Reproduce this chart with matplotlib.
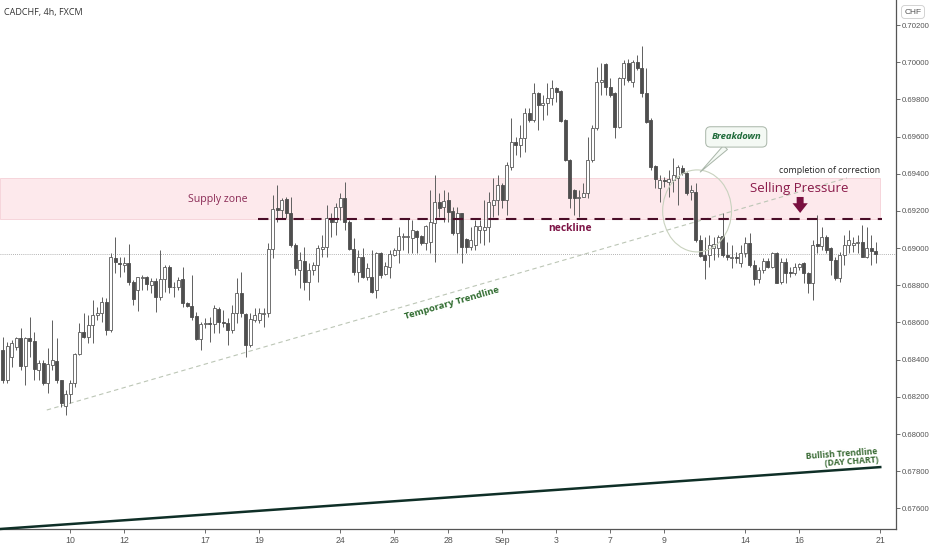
import numpy as np
import matplotlib
matplotlib.use("Agg")
import matplotlib.pyplot as plt
from matplotlib.patches import Rectangle, Ellipse

# CADCHF 4h candles
opens = [
    .68452, .68290, .68416, .68470, .68514, .68366, .68514, .68502, .68344, .68380,
    .68272, .68371, .68394, .68290, .68150, .68215, .68272, .68430, .68550, .68520,
    .68586, .68640, .68649, .68712, .68559, .68945, .68921, .68909, .68918, .68816,
    .68774, .68841, .68843, .68801, .68825, .68739, .68834, .68896, .68789, .68792,
    .68834, .68703, .68690, .68636, .68513, .68592, .68599, .68592, .68671, .68604,
    .68599, .68559, .68649, .68757, .68644, .68479, .68613, .68613, .68644, .68649,
    .68993, .69214, .69205, .69262, .69187, .69016, .68882, .68930, .68819, .68882,
    .68909, .68993, .69004, .69160, .69142, .69223, .69268, .69142, .68995, .68873,
    .68954, .68843, .68846, .68774, .68972, .68860, .68900, .68963, .68990, .69058,
    .69058, .69052, .69092, .69065, .69025, .69034, .69133, .69246, .69223, .69259,
    .69199, .69079, .69191, .69047, .69008, .69016, .69097, .69097, .69112, .69232,
    .69259, .69339, .69259, .69438, .69572, .69555, .69590, .69725, .69689, .69836,
    .69770, .69779, .69806, .69859, .69847, .69689, .69474, .69312, .69268, .69276,
    .69294, .69474, .69644, .69895, .69990, .69868, .69832, .69653, .69913, .69997,
    .69895, .70003, .69967, .69836, .69689, .69442, .69321, .69366, .69357, .69366,
    .69375, .69432, .69402, .69303, .69303, .69043, .68963, .68963, .68999, .68999,
    .69065, .68963, .68948, .68954, .68918, .68972, .69029, .68909, .68832, .68882,
    .68932, .68900, .68975, .68819, .68927, .68873, .68864, .68900, .68918, .68868,
    .68814, .69022, .69011, .69061, .68999, .68936, .68837, .68963, .69016, .69016,
    .69025, .69034, .68954, .68999, .68986,
]
highs = [
    .68523, .68497, .68505, .68523, .68568, .68523, .68631, .68550, .68398, .68398,
    .68461, .68613, .68514, .68290, .68237, .68290, .68434, .68599, .68649, .68640,
    .68721, .68685, .68739, .68730, .68972, .69058, .68954, .68954, .69022, .68828,
    .68846, .68855, .68850, .68837, .68837, .68990, .68909, .68909, .68819, .68846,
    .68900, .68712, .68855, .68658, .68604, .68622, .68631, .68694, .68685, .68667,
    .68622, .68694, .68837, .68873, .68649, .68649, .68676, .68676, .68676, .69029,
    .69285, .69339, .69268, .69276, .69276, .69025, .68981, .69008, .68918, .68927,
    .69016, .69070, .69232, .69187, .69241, .69294, .69357, .69151, .69052, .68990,
    .68999, .68918, .68990, .68981, .68981, .68927, .68990, .68999, .69115, .69079,
    .69160, .69151, .69097, .69070, .69124, .69312, .69393, .69294, .69312, .69303,
    .69223, .69223, .69191, .69052, .69115, .69151, .69151, .69259, .69303, .69375,
    .69393, .69348, .69465, .69698, .69599, .69662, .69752, .69752, .69886, .69841,
    .69824, .69886, .69904, .69868, .69850, .69693, .69477, .69316, .69312, .69348,
    .69599, .69662, .69972, .69994, .69994, .69913, .69841, .69922, .70012, .70015,
    .70012, .70040, .70087, .69967, .69698, .69447, .69393, .69384, .69420, .69483,
    .69447, .69447, .69411, .69339, .69348, .69070, .69061, .69070, .69061, .69070,
    .69187, .69034, .69016, .68981, .69016, .69061, .69079, .68936, .68900, .68945,
    .68945, .68981, .68981, .68945, .68945, .68900, .68918, .68922, .68927, .68873,
    .69043, .69178, .69115, .69070, .69007, .68954, .68981, .69070, .69097, .69061,
    .69070, .69124, .69115, .69070, .69034,
]
lows = [
    .68272, .68272, .68362, .68452, .68344, .68263, .68416, .68290, .68290, .68263,
    .68219, .68344, .68272, .68147, .68102, .68165, .68254, .68425, .68514, .68488,
    .68488, .68613, .68604, .68532, .68550, .68864, .68846, .68873, .68801, .68694,
    .68663, .68774, .68774, .68757, .68658, .68721, .68765, .68757, .68739, .68774,
    .68685, .68685, .68613, .68505, .68452, .68568, .68497, .68541, .68541, .68577,
    .68479, .68541, .68595, .68631, .68416, .68470, .68604, .68595, .68577, .68631,
    .68945, .69142, .69160, .69160, .69008, .68855, .68783, .68774, .68721, .68855,
    .68819, .68954, .68954, .69061, .69070, .69151, .69097, .68990, .68855, .68819,
    .68837, .68828, .68760, .68730, .68837, .68855, .68837, .68957, .68918, .68990,
    .68972, .68972, .68972, .69016, .68990, .68972, .68927, .69169, .69142, .69142,
    .69070, .68972, .68918, .68972, .68990, .68990, .69025, .69016, .69034, .69169,
    .69178, .69214, .69178, .69420, .69501, .69492, .69519, .69680, .69680, .69635,
    .69689, .69716, .69770, .69788, .69680, .69470, .69214, .69178, .69169, .69276,
    .69268, .69465, .69635, .69824, .69824, .69815, .69590, .69644, .69877, .69895,
    .69868, .69958, .69815, .69671, .69420, .69321, .69250, .69330, .69276, .69303,
    .69232, .69393, .69285, .69259, .69034, .68954, .68832, .68900, .68936, .68954,
    .68954, .68936, .68891, .68918, .68900, .68954, .68900, .68801, .68810, .68864,
    .68891, .68891, .68810, .68807, .68810, .68846, .68855, .68882, .68810, .68757,
    .68721, .68972, .68990, .68972, .68855, .68828, .68819, .68909, .68972, .68981,
    .68972, .68950, .68945, .68909, .68918,
]
closes = [
    .68290, .68473, .68491, .68514, .68366, .68514, .68502, .68348, .68380, .68272,
    .68375, .68398, .68290, .68165, .68215, .68272, .68430, .68550, .68520, .68586,
    .68640, .68649, .68712, .68559, .68950, .68923, .68912, .68918, .68816, .68726,
    .68843, .68846, .68806, .68825, .68739, .68834, .68900, .68792, .68792, .68828,
    .68703, .68690, .68631, .68513, .68592, .68599, .68592, .68676, .68604, .68595,
    .68559, .68652, .68757, .68649, .68479, .68617, .68640, .68649, .68649, .68993,
    .69208, .69205, .69259, .69187, .69016, .68891, .68936, .68819, .68882, .68909,
    .68999, .69004, .69160, .69142, .69223, .69268, .69142, .68995, .68873, .68954,
    .68843, .68891, .68765, .68972, .68855, .68904, .68968, .68990, .69065, .69065,
    .69065, .69097, .69058, .69029, .69119, .69142, .69250, .69214, .69255, .69196,
    .69079, .69187, .69008, .69008, .69043, .69119, .69119, .69112, .69250, .69259,
    .69339, .69259, .69447, .69572, .69555, .69590, .69725, .69689, .69836, .69770,
    .69782, .69806, .69859, .69841, .69685, .69474, .69268, .69268, .69276, .69298,
    .69474, .69644, .69895, .69904, .69868, .69824, .69653, .69913, .69997, .69904,
    .70003, .69967, .69832, .69680, .69438, .69370, .69366, .69361, .69370, .69393,
    .69438, .69402, .69294, .69312, .69043, .68957, .68936, .69016, .69022, .69061,
    .68963, .68950, .68954, .68948, .68972, .69029, .68909, .68832, .68882, .68932,
    .68900, .68975, .68814, .68927, .68864, .68864, .68900, .68914, .68868, .68814,
    .69016, .69011, .69061, .68990, .68936, .68837, .68963, .69016, .69043, .69029,
    .69034, .68954, .68999, .68986, .68968,
]

tick_pos = [15, 27, 45, 57, 75, 87, 99, 111, 123, 135, 147, 165, 177, 195]
tick_lbl = ["10", "12", "17", "19", "24", "26", "28", "Sep", "3", "7", "9", "14", "16", "21"]
price_ticks = [0.676, 0.678, 0.680, 0.682, 0.684, 0.686, 0.688, 0.690,
               0.692, 0.694, 0.696, 0.698, 0.700, 0.702]

supply_top, supply_bot = 0.69377, 0.69156
neckline = 0.69156
temp_trend_x, temp_trend_y = [9.8, 187.6], [0.68129, 0.69377]
day_trend_x, day_trend_y = [-0.6, 195.0], [0.67489, 0.67822]

x = np.arange(len(opens))
o = np.array(opens); h = np.array(highs); l = np.array(lows); c = np.array(closes)
up = c >= o

fig = plt.figure(figsize=(9.32, 5.5), dpi=100)
ax = fig.add_axes([0, 21 / 550, 896 / 932, 529 / 550])
ax.set_xlim(-0.6, 198.5)
ax.set_ylim(0.67489, 0.703345)

FONT = "Liberation Sans"
TXT = "Open Sans"

# supply zone
ax.add_patch(Rectangle((-0.6, supply_bot), 195.6, supply_top - supply_bot,
                       facecolor="#fde9ec", edgecolor="#f5d0d6", lw=0.6, zorder=0))
ax.text(47.8, 0.69264, "Supply zone", color="#8a2a55", fontsize=7.6,
        family=TXT, ha="center", va="center")

# last price line
ax.axhline(closes[-1], color="#9a9a9a", lw=0.6, ls=(0, (1, 1.5)), zorder=1)

# candles
ax.vlines(x, l, h, color="#5f5f5f", lw=0.7, zorder=2)
body_h = np.maximum(np.abs(c - o), 0.000025)
body_b = np.minimum(o, c)
ax.bar(x[up], body_h[up], bottom=body_b[up], width=0.64, facecolor="white",
       edgecolor="#5a5a5a", lw=0.6, zorder=3)
ax.bar(x[~up], body_h[~up], bottom=body_b[~up], width=0.64, facecolor="#4e4e4e",
       edgecolor="#4e4e4e", lw=0.6, zorder=3)

# neckline
ax.plot([56.7, 195.4], [neckline, neckline], color="#4a0d28", lw=1.5,
        ls=(0, (5, 3.5)), zorder=4)
ax.text(126.1, 0.69108, "neckline", color="#7d1446", fontsize=7.4, fontweight="bold",
        family=TXT, ha="center", va="center")

# temporary trendline
ax.plot(temp_trend_x, temp_trend_y, color="#bcc6b6", lw=0.8, ls=(0, (4, 3)), zorder=1)
ax.text(99.9, 0.68704, "Temporary Trendline", color="#2e6b2e", fontsize=6.8,
        fontweight="bold", family=TXT, rotation=16,
        ha="center", va="center", rotation_mode="anchor")

# daily trendline
ax.plot(day_trend_x, day_trend_y, color="#0f2f27", lw=1.8, zorder=4, clip_on=False)
ax.text(194.6, 0.67836, "Bullish Trendline\n(DAY CHART)", color="#3a6b35",
        fontsize=6.2, fontweight="bold", family=TXT, ha="right", va="bottom",
        multialignment="right", linespacing=0.9, rotation=4, rotation_mode="anchor")

# breakdown ellipse + callout
ax.add_patch(Ellipse((154.3, 0.6920), 15.3, 0.00441, facecolor="none",
                     edgecolor="#c9d2bf", lw=0.8, zorder=5))
ax.annotate("Breakdown", xy=(155.0, 0.69409), xytext=(163.0, 0.69598),
            color="#1f6b3a", fontsize=6.8, fontstyle="italic", fontweight="bold",
            family=TXT, ha="center", va="center",
            bbox=dict(boxstyle="round,pad=0.6,rounding_size=0.5", fc="#f4f9f4",
                      ec="#a8b5a8", lw=0.7),
            arrowprops=dict(arrowstyle="wedge,tail_width=0.6", fc="#f4f9f4",
                            ec="#a8b5a8", lw=0.7, shrinkA=0, shrinkB=0),
            zorder=6)

ax.text(195.0, 0.6942, "completion of correction", color="#222222", fontsize=6.3,
        family=TXT, ha="right", va="center")
ax.text(177.0, 0.69323, "Selling Pressure", color="#8a1a4a", fontsize=9.5,
        family=TXT, ha="center", va="center")
ax.annotate("", xy=(177.2, 0.69189), xytext=(177.2, 0.69275),
            arrowprops=dict(arrowstyle="simple,head_width=1.1,head_length=0.7,tail_width=0.5",
                            color="#7a1040", lw=0, shrinkA=0, shrinkB=0,
                            mutation_scale=10), zorder=6)

# axes styling
for s in ("top", "left"):
    ax.spines[s].set_visible(False)
for s in ("right", "bottom"):
    ax.spines[s].set_color("#555555")
    ax.spines[s].set_linewidth(0.9)
ax.yaxis.tick_right()
ax.set_yticks(price_ticks)
ax.set_yticklabels([f"{p:.5f}" for p in price_ticks])
ax.set_xticks(tick_pos)
ax.set_xticklabels(tick_lbl)
ax.tick_params(axis="x", colors="#555555", labelsize=6.3, length=3, width=0.6, pad=2)
ax.tick_params(axis="y", colors="#555555", labelsize=5.6, length=3, width=0.6, pad=1.5)
for t in ax.get_xticklabels() + ax.get_yticklabels():
    t.set_family(FONT)

fig.text(4 / 932, 1 - 12 / 550, "CADCHF, 4h, FXCM", fontsize=6.5, color="#333333",
         family=TXT, va="center")
fig.text(913 / 932, 1 - 12 / 550, "CHF", fontsize=6, color="#555555", family=FONT,
         ha="center", va="center",
         bbox=dict(boxstyle="round,pad=0.35", fc="white", ec="#cccccc", lw=0.6))

fig.savefig("out.png", dpi=100, facecolor="white")
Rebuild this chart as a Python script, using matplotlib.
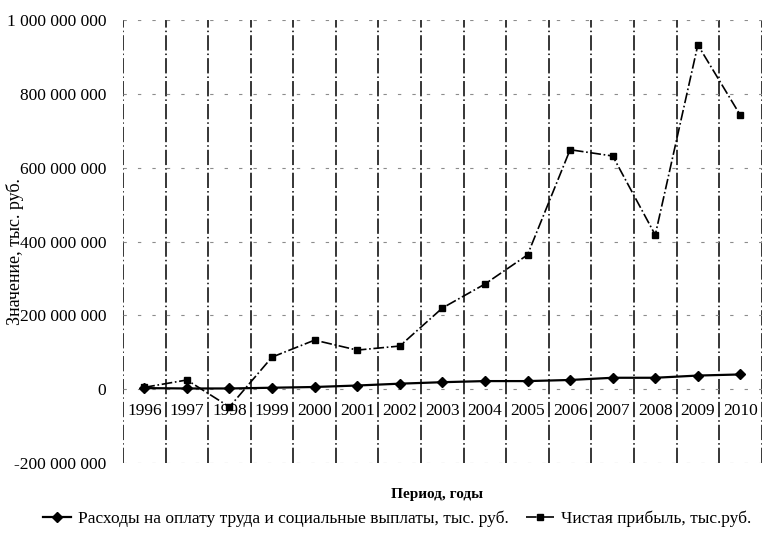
import matplotlib
matplotlib.use("Agg")
import matplotlib.pyplot as plt
import matplotlib.transforms as mtransforms
import numpy as np

years = ["1996", "1997", "1998", "1999", "2000", "2001", "2002", "2003",
         "2004", "2005", "2006", "2007", "2008", "2009", "2010"]
# thousand rubles
labour_costs = [3e6, 2e6, 2e6, 4e6, 6e6, 10e6, 15e6, 19e6,
                22e6, 22e6, 25e6, 31e6, 31e6, 37e6, 40e6]
net_profit = [5e6, 25e6, -48e6, 87e6, 133e6, 106e6, 117e6, 220e6,
              285e6, 364e6, 649e6, 632e6, 418e6, 933e6, 742e6]
y_ticks = [-200e6, 0, 200e6, 400e6, 600e6, 800e6, 1000e6]

plt.rcParams["font.family"] = ["Liberation Serif", "DejaVu Serif"]


def fmt_tick(v):
    return f"{int(v):,}".replace(",", " ")


fig = plt.figure(figsize=(7.64, 5.46), dpi=100)
ax = fig.add_axes([0.161, 0.152, 0.836, 0.811])

x = np.arange(len(years))
ax.plot(x, labour_costs, color="black", lw=1.6, marker="D", markersize=5,
        label="Расходы на оплату труда и социальные выплаты, тыс. руб.")
ax.plot(x, net_profit, color="black", lw=1.2, linestyle="-.", marker="s",
        markersize=5, label="Чистая прибыль, тыс.руб.")

ax.set_xlim(-0.5, len(years) - 0.5)
ax.set_ylim(-200e6, 1000e6)
ax.set_yticks(y_ticks)
ax.set_yticklabels([fmt_tick(v) for v in y_ticks], fontsize=12.5)
ax.tick_params(axis="y", length=0, pad=12)
ax.set_xticks([])

for s in ax.spines.values():
    s.set_visible(False)

# category separators
for b in np.arange(-0.5, len(years), 1.0):
    ax.axvline(b, color="black", lw=1.1, linestyle=(0, (10, 2, 1, 2)), zorder=1)
for t in y_ticks:
    ax.axhline(t, color="0.55", lw=0.8, linestyle=(0, (3, 10)), zorder=1)

# year labels just below the zero line
trans = mtransforms.blended_transform_factory(ax.transData, ax.transData)
off = mtransforms.ScaledTranslation(0, -10 / 72, fig.dpi_scale_trans)
for i, yr in enumerate(years):
    ax.text(i, 0, yr, ha="center", va="top", fontsize=12.5,
            transform=trans + off)

fig.text(0.02, 0.54, "Значение, тыс. руб.", rotation=90, ha="center",
         va="center", fontsize=13)
fig.text(0.572, 0.095, "Период, годы", ha="center", va="center",
         fontsize=11, fontweight="bold")

fig.legend(loc="center", bbox_to_anchor=(0.52, 0.05), ncol=2, frameon=False,
           fontsize=12.5, handlelength=1.6, columnspacing=1.0, handletextpad=0.4)

fig.savefig("out.png", dpi=100)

####################

Leave out the pictures and repeat the lines from the start of the material through the line with "from matplotlib.patches import", inclusive.

Reproduce this chart with matplotlib.
import numpy as np
import matplotlib
matplotlib.use("Agg")
import matplotlib.pyplot as plt
from matplotlib.patches import Rectangle, Ellipse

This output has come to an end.